Sorry I missed a week on the how to blog. Had to go away for work and did not have time to post last week. This week's topic is the perfect gaff shot. I embedded some video's from some prior trips on the FN Pair-A-Dice and hope they help to show what I am talking about. Its always important to finish with a strong gaff shot to make sure you get the meat in the boat!. Check it out on the blog:


----------



## stc1993 (Nov 23, 2014)

:thumbsup: I'll have to watch it. You post some good lessons.


----------



## fairpoint (May 9, 2013)

Link?


----------



## Bill Me (Oct 5, 2007)

Sorry, it's www.bluewaterhowto.com


----------



## lulurage (Jun 6, 2013)

Question about teasers on spreader bars. How far back do you want to troll with them?
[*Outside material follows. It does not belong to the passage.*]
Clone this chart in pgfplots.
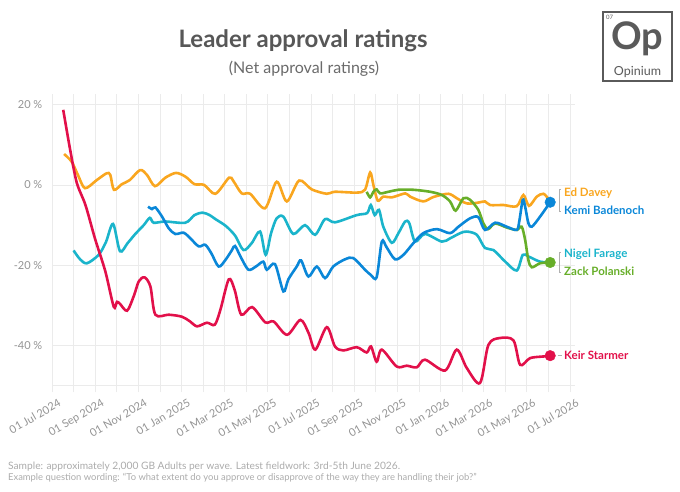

Do you want the actual spreader bar in the water, or just above?
Thanks


----------



## Bill Me (Oct 5, 2007)

I would say just out of the water, but honestly, I have never trolled a spreader bar.


----------



## fairpoint (May 9, 2013)

That pole with the flag you found is a longliner bouy it was probably on the end of a line set for tuna,sword,mahi,etc...


----------



## Bill Me (Oct 5, 2007)

Boo!


----------